Anyway, what a lot of people don’t know is that putting The Queen in a big house was all a social experiment before we had reality TV to do this sort of thing for us on a nightly basis. No, there were no free-access freak shows back in the 18th century or whenever it was. But, honest guv, it’s what happened. The authorities were worried about the increase in anti-social behaviour and wondered what they could do to poshen up the riff-raff. You know, seeing if chucking money at the problem really was the answer. Yes, yes, education, training schemes, all that too. But, aesthetically, seeing if taking someone away from their grim surroundings – The Queen was living in a one-bedroom flat on Thamesmead with her Greek husband who had his own minicab business – and giving them a few elocution lessons could transform the lower orders. And, look! It worked a treat. Only it was decided that it would cost too much to put everyone in palaces and then all documentation pertaining to the social experiment was lost in the Great Fire of London and everyone just thought, “Oh, god, they ain’t doin’ any ‘arm, let ’em stay.” Which is how the monarchy was reintroduced.
Anyway, why we’re (the republican we) here is that there’s a similar social experiment happening right here in Ruislip. I have sometimes mentioned, in the course of my public onanism, the 100%-long-term-unemployment house across the street. And, until now, the 100%-long-term-unemployment house had obeyed aesthetic rules and been decidedly run down and grey-looking so that people knew to point and jeer at the house when they walked past. Occasionally we have tourists from Bavaria on a poor-Germany tour and I helpfully stand outside the house with a big arrow so that they know which one to pour scorn on.

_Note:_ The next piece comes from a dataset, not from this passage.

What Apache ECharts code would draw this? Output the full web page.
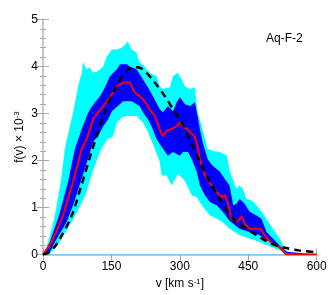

But the house is being emposhened. “I bet I’m paying for that,” I said to the Russian, but he was out so I quickly e-mailed it to him instead, lest an occasion to moan be lost, and then I dashed to find my tax declaration to wave at the 100%-long-term-unemployment-house unemployed and holler that I hope they were happy, except we do our tax declarations on-line now so I had to go and wave a computer at them, which they must have thought odd.
Still, the house looks gorgeous. I expect it’ll be Hochdeutsch and monocles in no time.